Sei também que, como dizia alguém recentemente, há um enorme “fosso de cinismo” e hipocrisia entre a retórica contra a “interioridade” e a prática dos governantes a distribuir dinheiros e serviços em função do número de pessoas, ou melhor, do número de votantes. Por consequência, para o interior, ficam só os restos.

Os autarcas do interior acabam, fatalmente, por se resignar. E, desgraçadamente, lá vão espatifando as migalhas que o poder central lhes deixa cair, em rotundas, “polidesportivos”, “espaços culturais”, enfim, em “obra feita” e que se veja – mesmo que não sirva para nada –, enquanto reclamam, por dever de ofício e já sem convicção, por mais estradas e por mais investimentos grandiosos e salvíficos, que nunca chegam, ou chegam tarde de mais. Alguns, em momentos de pura alucinação, chegam mesmo a delirar com “magistraturas de influência”, seja lá o que isso for.

A verdade é que já todos percebemos que não podemos contar com Lisboa. Mas, às vezes, gostamos de fingir que sim, ou melhor, queremos acreditar que sim. A ilusão, de resto, dura pouco. De maneira que, paulatinamente, o interior vai perdendo gente e os que ainda cá se vão aguentando são, sobretudo, os que já não têm força ou alternativas melhores.

O caso da Guarda é paradigmático. De nada nos serviu até agora a amizade de Valente com Sócrates. Nem vai servir. Houve quem, ingenuamente, pensasse que sim ou, pelo menos, quisesse acreditar que sim, incluindo provavelmente o próprio Valente.

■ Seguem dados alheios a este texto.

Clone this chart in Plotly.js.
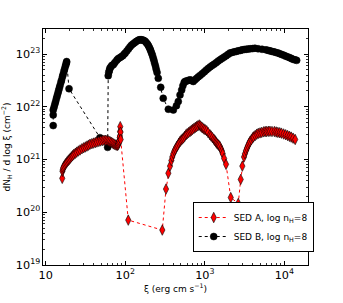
<!DOCTYPE html>
<html>
<head>
<meta charset="utf-8">
<script src="https://cdn.plot.ly/plotly-3.0.1.min.js"></script>
<style>html,body{margin:0;padding:0;background:#fff;}#chart{width:343px;height:303px;}</style>
</head>
<body>
<div id="chart"></div>
<script>
// SED A, log nH=8 (red diamonds)
const xiA = [16.1,16.2,16.4,16.6,17.0,17.5,18.0,18.5,19.1,19.7,20.3,21,21.7,22.5,23.5,24.5,25.7,27,28.5,30,31.5,33,34.5,36,38,40,42,44,46.5,49,51.5,54,56.5,59,61.5,64,66.5,69,71.5,74,76.5,79,80.5,82,83,84,85,85.5,86,86.5,87,87.5,
  109,292,325,348,365,
  380,390,402,415,428,442,456,471,488,505,522,540,560,580,600,625,652,676,700,730,760,790,820,853,880,910,940,975,1010,1056,1100,1161,1200,1250,1300,1340,1380,1413,1460,1500,1549,1600,1640,1680,1750,1850,
  2120,2636,2830,2965,
  3112,3200,3300,3400,3500,3600,3700,3850,4000,4100,4300,4500,4700,4950,5200,5500,5750,6000,6300,6600,7000,7500,7900,8300,8750,9200,9800,10400,11000,11600,12200,12900,13700];
const nA = [4.4e20,6.0e20,6.5e20,7.0e20,7.5e20,8.0e20,8.5e20,9.0e20,9.5e20,1.0e21,1.06e21,1.12e21,1.18e21,1.25e21,1.31e21,1.38e21,1.45e21,1.52e21,1.6e21,1.67e21,1.73e21,1.8e21,1.87e21,1.95e21,2.0e21,2.05e21,2.1e21,2.15e21,2.2e21,2.25e21,2.29e21,2.32e21,2.32e21,2.3e21,2.25e21,2.2e21,2.12e21,2.05e21,1.98e21,1.92e21,1.88e21,1.85e21,1.88e21,1.95e21,2.1e21,2.3e21,2.6e21,2.8e21,3.4e21,4.2e21,3.3e21,2.4e21,
  7.1e19,4.6e19,2.75e20,5.5e20,7.5e20,
  9.55e20,1.12e21,1.29e21,1.45e21,1.58e21,1.74e21,1.86e21,2.04e21,2.19e21,2.34e21,2.45e21,2.57e21,2.75e21,2.95e21,3.09e21,3.24e21,3.39e21,3.55e21,3.72e21,3.89e21,4.07e21,4.22e21,4.37e21,4.52e21,4.32e21,4.12e21,3.98e21,3.8e21,3.67e21,3.51e21,3.24e21,2.95e21,2.79e21,2.6e21,2.43e21,2.29e21,2.16e21,2.04e21,1.95e21,1.86e21,1.76e21,1.58e21,1.45e21,1.29e21,1.05e21,8.1e20,
  1.9e20,1.47e20,4.2e20,7.5e20,
  1.12e21,1.29e21,1.48e21,1.66e21,1.84e21,2.02e21,2.19e21,2.37e21,2.57e21,2.69e21,2.85e21,3.02e21,3.13e21,3.2e21,3.27e21,3.35e21,3.39e21,3.39e21,3.43e21,3.43e21,3.4e21,3.39e21,3.33e21,3.27e21,3.22e21,3.16e21,3.05e21,2.95e21,2.85e21,2.75e21,2.66e21,2.54e21,2.4e21];

// SED B, log nH=8 (black circles)
const xiB = [12.4,12.4,12.4,12.7,13.0,13.3,13.6,13.9,14.2,14.5,14.8,15.1,15.5,15.8,16.2,16.5,16.9,17.2,17.6,17.9,18.2,18.3,19.6,48,54,60,
  61,62,63,64,66,68,71,74,78,81,85,89,93,97,100,105,110,115,120,126,132,138,145,150,155,160,166,172,178,184,190,195,200,205,209,214,219,224,229,234,240,245,251,260,
  279,300,348,402,440,464,488,512,
  530,550,563,590,617,652,684,716,753,790,832,880,933,990,1047,1110,1175,1245,1318,1400,1479,1570,1660,1760,1862,1970,2075,2200,2344,2480,2630,2800,2951,3130,3311,3500,3715,3990,4270,4677,5248,5888,6300,6607,7000,7413,7850,8318,8800,9333,9900,10470,11100,11750,12300,12880,13600,14300];
const nB = [4.4e21,7.0e21,8.7e21,9.8e21,1.12e22,1.26e22,1.43e22,1.61e22,1.81e22,2.03e22,2.26e22,2.52e22,2.91e22,3.23e22,3.7e22,4.09e22,4.66e22,5.13e22,5.81e22,6.31e22,6.84e22,7.2e22,2.2e22,2.6e21,2.3e21,1.7e21,
  3.89e22,4.47e22,4.9e22,5.37e22,5.75e22,6.1e22,6.31e22,6.92e22,7.59e22,8.13e22,8.51e22,8.91e22,9.33e22,1.0e23,1.05e23,1.15e23,1.26e23,1.38e23,1.48e23,1.57e23,1.66e23,1.74e23,1.82e23,1.86e23,1.86e23,1.86e23,1.84e23,1.8e23,1.74e23,1.64e23,1.55e23,1.45e23,1.35e23,1.24e23,1.15e23,1.05e23,9.55e22,8.51e22,7.59e22,6.68e22,5.89e22,5.13e22,4.47e22,3.47e22,
  2.34e22,1.45e22,9.0e21,8.7e21,1.05e22,1.26e22,1.68e22,2.09e22,
  2.51e22,2.88e22,3.02e22,3.09e22,3.16e22,3.24e22,3.16e22,3.02e22,3.24e22,3.47e22,3.72e22,3.98e22,4.27e22,4.62e22,5.01e22,5.37e22,5.75e22,6.1e22,6.46e22,6.92e22,7.41e22,7.85e22,8.32e22,8.81e22,9.33e22,9.89e22,1.05e23,1.07e23,1.1e23,1.12e23,1.15e23,1.17e23,1.2e23,1.22e23,1.23e23,1.24e23,1.26e23,1.27e23,1.29e23,1.26e23,1.23e23,1.2e23,1.17e23,1.15e23,1.12e23,1.1e23,1.07e23,1.05e23,1.01e23,9.77e22,9.44e22,9.12e22,8.81e22,8.51e22,8.22e22,7.94e22,7.76e22,7.59e22];

const traceB = {
  x: xiB, y: nB, name: 'SED B, log n<sub>H</sub>=8', type: 'scatter', mode: 'lines+markers',
  line: {color: 'black', width: 1, dash: 'dot'},
  marker: {symbol: 'circle', size: 7, color: 'black', line: {color: 'black', width: 0.5}}
};
const traceA = {
  x: xiA, y: nA, name: 'SED A, log n<sub>H</sub>=8', type: 'scatter', mode: 'lines+markers',
  line: {color: 'red', width: 1, dash: 'dot'},
  marker: {symbol: 'diamond-tall', size: 7.5, color: 'red', line: {color: 'black', width: 0.6}}
};

const axisCommon = {
  type: 'log', showgrid: false, zeroline: false, showline: true, linecolor: 'black', linewidth: 1,
  mirror: 'ticks', ticks: 'inside', ticklen: 4, tickwidth: 1, tickcolor: 'black',
  dtick: 1, exponentformat: 'power',
  minor: {ticks: 'inside', ticklen: 2, tickcolor: 'black', tickwidth: 0.8, showgrid: false},
  tickfont: {family: 'DejaVu Sans', size: 9, color: 'black'}
};

const layout = {
  width: 343, height: 303,
  margin: {l: 43, r: 35, t: 29, b: 38},
  paper_bgcolor: 'white', plot_bgcolor: 'white',
  showlegend: true,
  font: {family: 'DejaVu Sans', size: 9, color: 'black'},
  xaxis: Object.assign({}, axisCommon, {
    range: [0.965, 4.298],
    title: {text: 'ξ (erg cm s<sup>−1</sup>)', font: {family: 'DejaVu Sans', size: 9}, standoff: 4}
  }),
  yaxis: Object.assign({}, axisCommon, {
    range: [19, 23.475],
    title: {text: 'dN<sub>H</sub> / d log ξ (cm<sup>−2</sup>)', font: {family: 'DejaVu Sans', size: 9}, standoff: 6}
  }),
  legend: {
    x: 0.565, y: 0.055, xanchor: 'left', yanchor: 'bottom',
    bgcolor: 'white', bordercolor: 'black', borderwidth: 1,
    font: {family: 'DejaVu Sans', size: 9}, traceorder: 'reversed',
    itemwidth: 30, tracegroupgap: 0
  }
};

Plotly.newPlot('chart', [traceB, traceA], layout, {staticPlot: true, displayModeBar: false});
</script>
</body>
</html>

Agora, foi-nos anunciado que a Câmara da Guarda pode, finalmente (com cinco ou seis anos de atraso), vender lotes na PLIE, porque o Governo lá aprovou o Plano de Pormenor. Vieram cá também uns secretários de Estado quaisquer, numas daquelas “deslocações” que os “estadistas” de vez em quando gostam de fazer à província, perorar sobre”Investimentos e Empreededorismo no distrito da Guarda”. Parece que o Governo vai disponibilizar 4,7 milhões de euros para a PLIE e mais 370 mil euros para obras na antiga biblioteca, que passará a acolher um “centro de incubação de empresas” de “base tecnológica”. Enfim, prometeram mais umas bagatelas, como se com isso deleitassem os indígenas, que, na cabecinha desta gente, são com certeza uns pobrezinhos humildes e meio saloios. Custa-me admiti-lo, mas é nestas ocasiões que sinto uma certa admiração pelo Alberto João Jardim. Ao menos a ele não o fazem de parvo.